Mobile Fidelity developed its sense of standards back in 1977, when the company introduced a line of audiophile LPs that were mastered from the original tapes at half-speed. "Half-speed mastering wasn't something that we invented," says Belkin. "It had been used throughout all of the music business up until about 1950. What we did was say, 'Let's use the old approach, but apply new technology and see what that does.' "
Mobile Fidelity was forced out of the LP business when the Japanese pressing plant the company had been using was torn down to make way for a CD plant. So, like everyone else, Mobile Fidelity got into the CD business, and has been making gold-plated audiophile CDs since 1987. But when the company found a pressing plant willing to meet its standards, it had no trouble returning to the LP approach.
"Basically, it's the same concept today," says Belkin. "1977 was a reasonably long time ago, and there have been enormous strides made in various electronic media. Since we had laid off for a period of time, we said, 'Let's sit down and take a look at the chain, and see what technological innovation and improvement has occurred that can give us a better-performing product.' "
One part of that process was the development of the GAIN (Greater Ambient Information Network) System, an upgrade of the company's mastering system that tweaked everything from the sampling rate of the A/D (analog to digital) converters to the signal path from master tape to cutting lathe. The result was an impressive improvement in the recorded sound.

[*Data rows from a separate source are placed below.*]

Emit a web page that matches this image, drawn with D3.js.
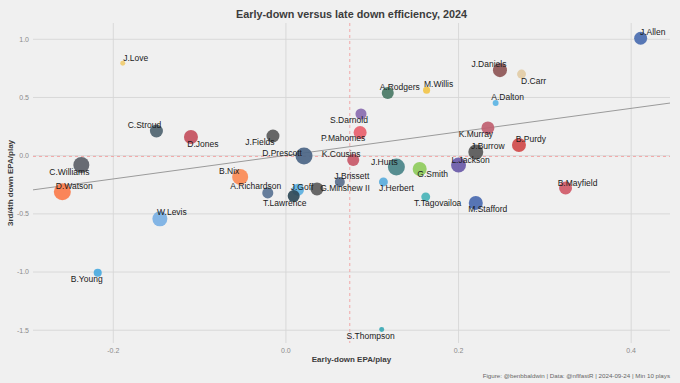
<!DOCTYPE html>
<html>
<head>
<meta charset="utf-8">
<script src="https://cdn.jsdelivr.net/npm/d3@7"></script>
<style>
  body { margin: 0; background: #f0f0f0; }
  svg { display: block; font-family: "Liberation Sans", Arial, sans-serif; }
</style>
</head>
<body>
<div id="chart"></div>
<script>
// QB names, early-down EPA (x), late-down EPA (y), plays (size), team colour
const players = ["J.Love", "C.Stroud", "D.Jones", "J.Fields", "D.Prescott", "C.Williams", "D.Watson",
  "B.Nix", "A.Richardson", "J.Goff", "T.Lawrence", "G.Minshew II", "J.Brissett", "K.Cousins",
  "P.Mahomes", "S.Darnold", "A.Rodgers", "M.Willis", "J.Daniels", "D.Carr", "A.Dalton", "J.Allen",
  "K.Murray", "B.Purdy", "J.Burrow", "L.Jackson", "J.Hurts", "G.Smith", "J.Herbert", "B.Mayfield",
  "T.Tagovailoa", "M.Stafford", "S.Thompson", "W.Levis", "B.Young"];
const earlyEpa = [-0.189, -0.150, -0.110, -0.015, 0.021, -0.237, -0.259,
  -0.053, -0.021, 0.014, 0.009, 0.036, 0.0625, 0.078,
  0.086, 0.087, 0.118, 0.163, 0.248, 0.273, 0.243, 0.411,
  0.234, 0.270, 0.220, 0.200, 0.128, 0.155, 0.113, 0.324,
  0.162, 0.220, 0.111, -0.146, -0.218];
const lateEpa = [0.795, 0.212, 0.160, 0.169, -0.003, -0.080, -0.311,
  -0.183, -0.320, -0.294, -0.346, -0.286, -0.226, -0.037,
  0.199, 0.358, 0.538, 0.563, 0.735, 0.701, 0.452, 1.009,
  0.238, 0.092, 0.032, -0.080, -0.097, -0.114, -0.226, -0.277,
  -0.354, -0.406, -1.495, -0.543, -1.006];
const plays = [10, 68, 79, 68, 116, 103, 116,
  103, 49, 58, 58, 68, 40, 58,
  68, 49, 58, 20, 79, 32, 14, 68,
  68, 79, 90, 90, 116, 79, 32, 68,
  32, 79, 10, 90, 26];
const teamColors = ["#f0cc70", "#4f6470", "#c4505e", "#5a5a5a", "#4b6585", "#5c6068", "#fb7c4c",
  "#fb8a55", "#5a7394", "#5cb0e0", "#2f4a58", "#5c5c5c", "#5a6e8c", "#c85868",
  "#e8606c", "#8a6cb0", "#4a7a66", "#f2c44a", "#8e5656", "#e2cca6", "#5cb4e4", "#4a6cb0",
  "#c06070", "#d04a4a", "#585858", "#6a5aa8", "#4a8488", "#8fcc5c", "#5aacdc", "#d05a68",
  "#4ab4b8", "#4a6ab0", "#3aa8b4", "#7ab0e4", "#4aaae0"];

// repelled label offsets, in px from the point
const labelNudge = [[13, -5], [-12, -6], [12, 7], [-13, 6], [-22, -3], [-12, 7], [12, -6],
  [-11, -6], [-12, -7], [4, -3], [-9, 7], [28, -1], [12, -6], [-12, -6],
  [-17, 6], [-12, 6], [12, -6], [12, -6], [-11, -6], [12, 7], [12, -6], [12, -6],
  [-12, 6], [12, -6], [12, -6], [12, -5], [-12, -5], [13, 5], [13, 6], [12, -5],
  [12, 6], [12, 6], [-11, 6], [12, -7], [-11, 6]];

const xTicks = [-0.2, 0.0, 0.2, 0.4];
const yTicks = [-1.5, -1.0, -0.5, 0.0, 0.5, 1.0];
const meanEarly = 0.074;
const meanLate = -0.007;
const fitX = [-0.293, 0.445];
const fitY = [-0.294, 0.452];

const width = 680, height = 383;
const margin = {top: 23, right: 10, bottom: 40, left: 33};

const data = players.map((p, i) => ({
  name: p, x: earlyEpa[i], y: lateEpa[i], n: plays[i], color: teamColors[i], nudge: labelNudge[i]
}));

const svg = d3.select("#chart").append("svg")
  .attr("width", width)
  .attr("height", height);

svg.append("rect").attr("width", width).attr("height", height).attr("fill", "#f0f0f0");

const x = d3.scaleLinear().domain([-0.293, 0.445]).range([margin.left, width - margin.right]);
const y = d3.scaleLinear().domain([-1.61, 1.14]).range([height - margin.bottom, margin.top]);
const r = d3.scaleSqrt().domain([0, 130]).range([0, 9]);

// gridlines
svg.append("g").selectAll("line").data(xTicks).join("line")
  .attr("x1", d => x(d)).attr("x2", d => x(d))
  .attr("y1", margin.top).attr("y2", height - margin.bottom)
  .attr("stroke", "#d6d6d6").attr("stroke-width", 0.9);
svg.append("g").selectAll("line").data(yTicks).join("line")
  .attr("x1", margin.left).attr("x2", width - margin.right)
  .attr("y1", d => y(d)).attr("y2", d => y(d))
  .attr("stroke", "#d6d6d6").attr("stroke-width", 0.9);

// tick labels
svg.append("g").selectAll("text").data(xTicks).join("text")
  .attr("x", d => x(d)).attr("y", height - margin.bottom + 10)
  .attr("text-anchor", "middle")
  .attr("font-size", 7).attr("fill", "#8a8a8a")
  .text(d => d3.format(".1f")(d).replace("−", "-"));
svg.append("g").selectAll("text").data(yTicks).join("text")
  .attr("x", margin.left - 4).attr("y", d => y(d))
  .attr("dy", "0.35em")
  .attr("text-anchor", "end")
  .attr("font-size", 7).attr("fill", "#8a8a8a")
  .text(d => d3.format(".1f")(d).replace("−", "-"));

// mean reference lines
svg.append("line")
  .attr("x1", x(meanEarly)).attr("x2", x(meanEarly))
  .attr("y1", margin.top).attr("y2", height - margin.bottom)
  .attr("stroke", "#f2a0a0").attr("stroke-width", 0.9).attr("stroke-dasharray", "3,3");
svg.append("line")
  .attr("x1", margin.left).attr("x2", width - margin.right)
  .attr("y1", y(meanLate)).attr("y2", y(meanLate))
  .attr("stroke", "#f2a0a0").attr("stroke-width", 0.9).attr("stroke-dasharray", "3,3");

// fit line
svg.append("line")
  .attr("x1", x(fitX[0])).attr("y1", y(fitY[0]))
  .attr("x2", x(fitX[1])).attr("y2", y(fitY[1]))
  .attr("stroke", "#9a9a9a").attr("stroke-width", 1);

// points
svg.append("g").selectAll("circle").data(data).join("circle")
  .attr("cx", d => x(d.x)).attr("cy", d => y(d.y))
  .attr("r", d => r(d.n))
  .attr("fill", d => d.color)
  .attr("fill-opacity", 0.92);

// labels
svg.append("g").selectAll("text").data(data).join("text")
  .attr("x", d => x(d.x) + d.nudge[0])
  .attr("y", d => y(d.y) + d.nudge[1])
  .attr("dy", "0.35em")
  .attr("text-anchor", "middle")
  .attr("font-size", 8.5).attr("fill", "#1a1a1a")
  .text(d => d.name);

// titles
svg.append("text")
  .attr("x", (margin.left + width - margin.right) / 2).attr("y", 18)
  .attr("text-anchor", "middle")
  .attr("font-size", 10.8).attr("font-weight", "bold").attr("fill", "#3c3c3c")
  .text("Early-down versus late down efficiency, 2024");

svg.append("text")
  .attr("x", (margin.left + width - margin.right) / 2).attr("y", 362)
  .attr("text-anchor", "middle")
  .attr("font-size", 8).attr("font-weight", "bold").attr("fill", "#3c3c3c")
  .text("Early-down EPA/play");

svg.append("text")
  .attr("transform", `translate(13,${(margin.top + height - margin.bottom) / 2}) rotate(-90)`)
  .attr("text-anchor", "middle")
  .attr("font-size", 8).attr("font-weight", "bold").attr("fill", "#3c3c3c")
  .text("3rd/4th down EPA/play");

svg.append("text")
  .attr("x", width - margin.right).attr("y", 378)
  .attr("text-anchor", "end")
  .attr("font-size", 6.2).attr("fill", "#666")
  .text("Figure: @benbbaldwin | Data: @nflfastR | 2024-09-24 | Min 10 plays");
</script>
</body>
</html>
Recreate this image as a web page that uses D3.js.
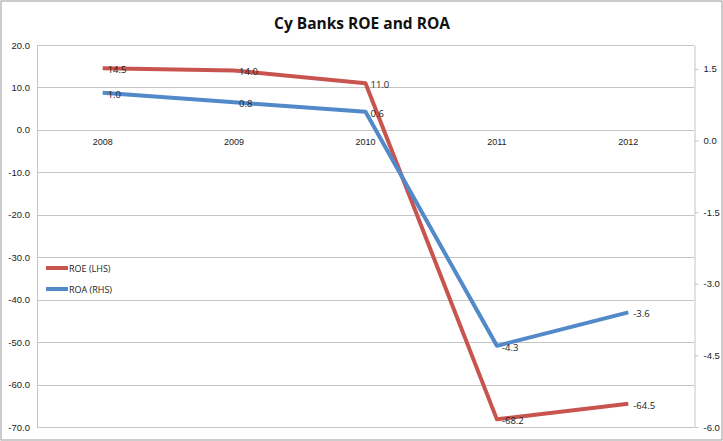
<!DOCTYPE html>
<html><head><meta charset="utf-8">
<script src="https://cdn.jsdelivr.net/npm/d3@7"></script>
<style>body{margin:0;background:#fff;}svg{display:block;font-family:"Open Sans","Liberation Sans",sans-serif;}</style>
</head><body>
<svg id="c" width="723" height="441"></svg>
<script>
const years = ["2008","2009","2010","2011","2012"];
const roe = [14.5, 14.0, 11.0, -68.2, -64.5];
const roa = [1.0, 0.8, 0.6, -4.3, -3.6];
const leftTicks = [20,10,0,-10,-20,-30,-40,-50,-60,-70];
const rightTicks = [1.5,0,-1.5,-3,-4.5,-6];
const title = "Cy Banks ROE and ROA";

const svg = d3.select("#c");
const L = 37, R = 694, T = 45, B = 427;
const x = d3.scaleBand().domain(years).range([L, R]);
const yL = d3.scaleLinear().domain([-70, 20]).range([B, T]);
const yR = d3.scaleLinear().domain([-6, 2]).range([B, T]);
const red = "#C8544F", blue = "#5289C8";
const fmt = d => (+d).toFixed(1);

svg.append("rect").attr("x",1).attr("y",1).attr("width",721).attr("height",439)
  .attr("fill","#fff").attr("stroke","#9a9a9a").attr("stroke-width",1);

svg.append("text").attr("x",362).attr("y",29).attr("text-anchor","middle")
  .attr("font-size",15.5).attr("font-weight","bold").attr("fill","#111").text(title);

// gridlines
svg.append("g").selectAll("line").data(leftTicks).join("line")
  .attr("x1",L).attr("x2",R).attr("y1",d=>Math.round(yL(d))+0.5).attr("y2",d=>Math.round(yL(d))+0.5)
  .attr("stroke","#c4c4c4").attr("stroke-width",1);
svg.append("line").attr("x1",L+0.5).attr("x2",L+0.5).attr("y1",T).attr("y2",B).attr("stroke","#c4c4c4");

// left axis
const gl = svg.append("g").attr("transform",`translate(${L},0)`)
  .call(d3.axisLeft(yL).tickValues(leftTicks).tickFormat(fmt).tickSize(0).tickPadding(7));
gl.select(".domain").remove();
gl.selectAll("text").attr("font-size",9.5).attr("fill","#222").attr("font-family","inherit");

// right axis
const gr = svg.append("g").attr("transform",`translate(${R+0.5},0)`)
  .call(d3.axisRight(yR).tickValues(rightTicks).tickFormat(fmt).tickSize(4).tickSizeOuter(0).tickPadding(5));
gr.select(".domain").attr("stroke","#c4c4c4");
gr.selectAll(".tick line").attr("stroke","#c4c4c4");
gr.selectAll("text").attr("font-size",9.5).attr("fill","#222").attr("font-family","inherit");

// category labels
const gx = svg.append("g").attr("transform",`translate(0,${yL(0)})`)
  .call(d3.axisBottom(x).tickSize(0).tickPadding(9));
gx.select(".domain").remove();
gx.selectAll("text").attr("font-size",9).attr("fill","#222").attr("font-family","inherit");

const cx = d => x(d) + x.bandwidth()/2;
const lineL = d3.line().x((d,i)=>cx(years[i])).y(d=>yL(d));
const lineR = d3.line().x((d,i)=>cx(years[i])).y(d=>yR(d));
svg.append("path").attr("d",lineL(roe)).attr("fill","none").attr("stroke",red).attr("stroke-width",4).attr("stroke-linejoin","round");
svg.append("path").attr("d",lineR(roa)).attr("fill","none").attr("stroke",blue).attr("stroke-width",4).attr("stroke-linejoin","round");

// data labels
svg.append("g").selectAll("text").data(roe).join("text")
  .attr("x",(d,i)=>cx(years[i])+5).attr("y",d=>yL(d)+5)
  .attr("font-size",9.5).attr("fill","#222").text(d=>fmt(d));
svg.append("g").selectAll("text").data(roa).join("text")
  .attr("x",(d,i)=>cx(years[i])+5).attr("y",d=>yR(d)+5)
  .attr("font-size",9.5).attr("fill","#222").text(d=>fmt(d));

// legend
const leg = [{n:"ROE (LHS)",c:red},{n:"ROA (RHS)",c:blue}];
const lg = svg.append("g").selectAll("g").data(leg).join("g")
  .attr("transform",(d,i)=>`translate(46,${268+i*21})`);
lg.append("line").attr("x1",0).attr("x2",22).attr("stroke",d=>d.c).attr("stroke-width",4);
lg.append("text").attr("x",23).attr("y",3.5).attr("font-size",9).attr("fill","#222").text(d=>d.n);
</script>
</body></html>
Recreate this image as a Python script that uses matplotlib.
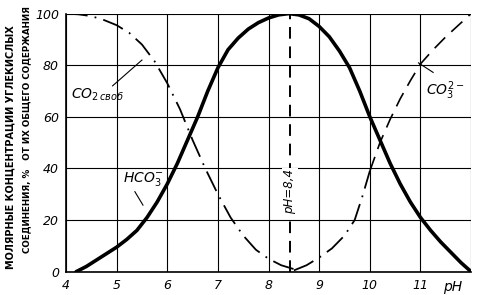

One of the first albums to benefit from the GAIN System was the Muddy Waters' album "Folk Singer." Recorded in 1963, it was an all-acoustic session that for the most part found the bluesman working either by himself or with guitarist Buddy Guy. It's not an especially flashy recording, but that's part of what appealed to Belkin.
"If I have a philosophy, it's that you demonstrate what we're about through the greatest simplicity," he says. "And if there ever was a recording that demonstrated the simple honesty of the medium, that's it. It was all there. It was a prehistoric room with Neanderthal equipment, but it got everything -- and it got it with passion."
Belkin recalls that he had two teams remastering the album, one to do the CD version, the other to handle the LP. "The guys who were doing the CD, this was their first time around with GAIN, and they came out of there with their eyes bugged out of their head and their hearts banging away. They said, 'Wow, we did it, we did it! Listen to this -- it sounds like a record.'
"And the other guys were just working away, saying, 'Yeah, but wait till you hear what it's supposed to sound like.' And the record just knocks your socks off."
So far, Mobile Fidelity has issued four titles on LP: Muddy Waters' "Folk Singer"; the Manhattan Transfer's 1979 release "Extensions"; Pink Floyd's 1970 album "Atom Heart Mother"; and Emerson, Lake & Palmer's 1971 recording "Tarkus." Two more titles -- "Blues at Carnegie Hall" by the Modern Jazz Quartet, and the Alan Parsons Project's "Tales of Mystery and Imagination -- Edgar Allan Poe" -- are expected later this spring.
At the moment, demand for the LPs is so high that Mobile Fidelity can't keep the titles in stock, though as Belkin points out, "We're not making enormous quantities."
Then again, "the analog experience," as Belkin calls it, isn't for everyone. "The home shopping network person may never be an audiophile, and may never even have the analog experience. And may not care," he says.
"Many of the modern recordings may not lend themselves to the analog experience. The stuff that's happening now -- Guns N' Roses, Nine Inch Nails, gangsta rap -- I'm not sure that we're ever going to experience any of that in our world.
"But if you drift through the musical experience until you get to the point where you start hearing or wanting to hear instruments or performances that are not byte-driven, you ultimately get back to the analog experience."